Just as I remembered, this beer resonates with every part of me in a way that gives me goosebumps. I’m suspicious that it’s because it’s so buttery and vanilla-esque. Just as California Chardonnays are largely overly oaked because Americans love their buttered popcorn smell and therefore buy up as much as they can, and just as vanilla is so universally pleasing it’s become synonymous with “bland” or “borning,” I might be under the spell of those same influences. But I’m also under the spell of a well-balanced bouquet.
Along with the warmth of the butter and vanilla is the plume of toasted pecans that eventually emerge from the cacophony of brimming autumnal fragrances. One of my friends said it reminded her of a Yankee Candle Company’s rendering of pumpkin pie and autumn day. Burning leaves off in the distance, pie baking at the other end of the house, the sunlight warming up the room in which you’re struggling to stay awake, Proust writing at breakneck speed, cookie crumbles leaving oily dots on the page—Pumking hits the middle c of consciousness and memory with every waft and every sip.

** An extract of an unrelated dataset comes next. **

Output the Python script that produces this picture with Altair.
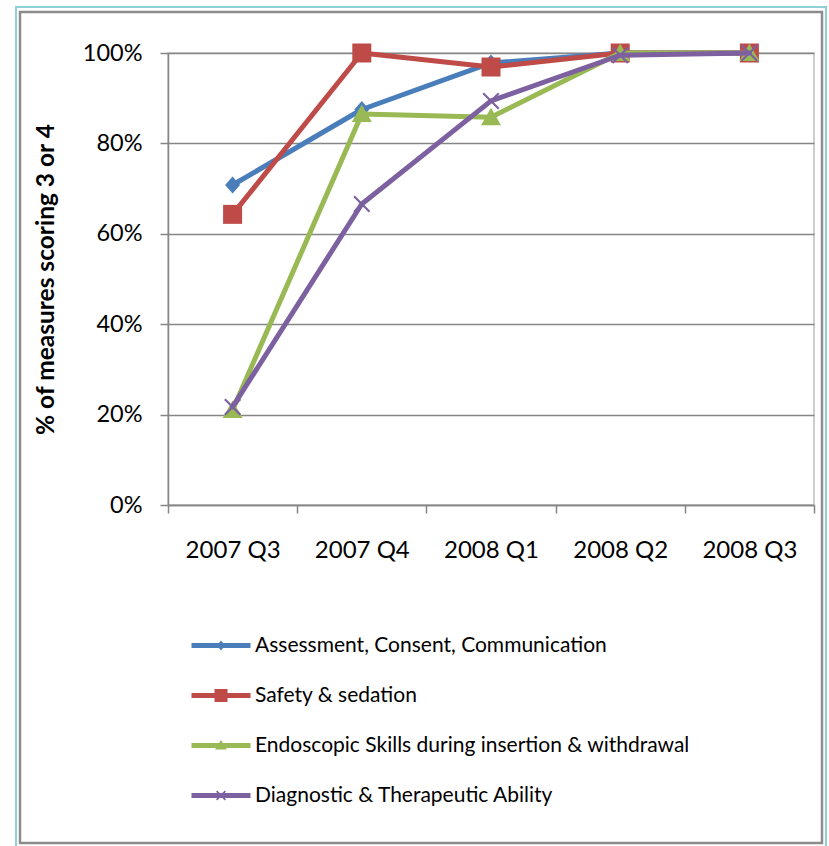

Wachusett Imperial Pumpkin | Westminster, Massachusetts | 8% Abv | 22 oz
Well versed in their delightful Octoberfest, I found their Imperial Pumpkin definitely drinkable. And yes, we were all so taken with the Pumpkin that we were ruined for anything else. Thankfully, I sipped on this deliciousness the previous evening and liked it just fine. The qualification is that it is without the trappings of the naughty pie crust-biscuity-toasted buttered pecans that seem to catapult Southern Tier’s Pumking into the rafters of the mind of all that tastes and smells sublime.
At the same time, one can argue that the Wachusett variety might be more elegant. Both are replete with that Imperial status meaning a lot of alcohol for a beer. And both handle the alcohol although the Wachusett doesn’t has as much fat—if you can say that—to hide behind. The result is that there is more of a spice presence. More than that is something you’ll often encounter in pumpkin beers: ginger.
While it is well balanced enough, one still intuits the raciness and palette-cleansing effects of the ginger. I couldn’t identify what it was until I looked on the label. Nevertheless, it’s there, and it keeps the Belgian candi sugar from being overwhelming. But it also cleanses enough to warrant a designation of “lean.”
Samuel Adams Fat Jack Double Pumpkin | 8.5% | 22 oz
What a great label. A grinning jack-o-lantern, its flesh ravaged by small, tubular growths suggestive of something dark and dangerous. At 8.5% abv, it comes packing with as much alcohol as the previous two. What is completely different than the other two, however, is the smoke and the malt. I sipped on this beer for two days. I sipped on it in different glasses at different temperatures.
During the initial back-to-back tasting against all the other beers, the Sam Adams was too smoky and heavy to compete; I couldn’t even finish my glass. Sipping it alone, however, was a different story.
This is a selfish beer. It needs to be by itself and judiciously parsed out. Then it becomes something to savor, much like a peaty Scotch. Yes, it’s the peaty Scotch of pumpkin beers.
Thoughts on autumnal beers? What’s the next fall fruit deserving of a beer? Do tell!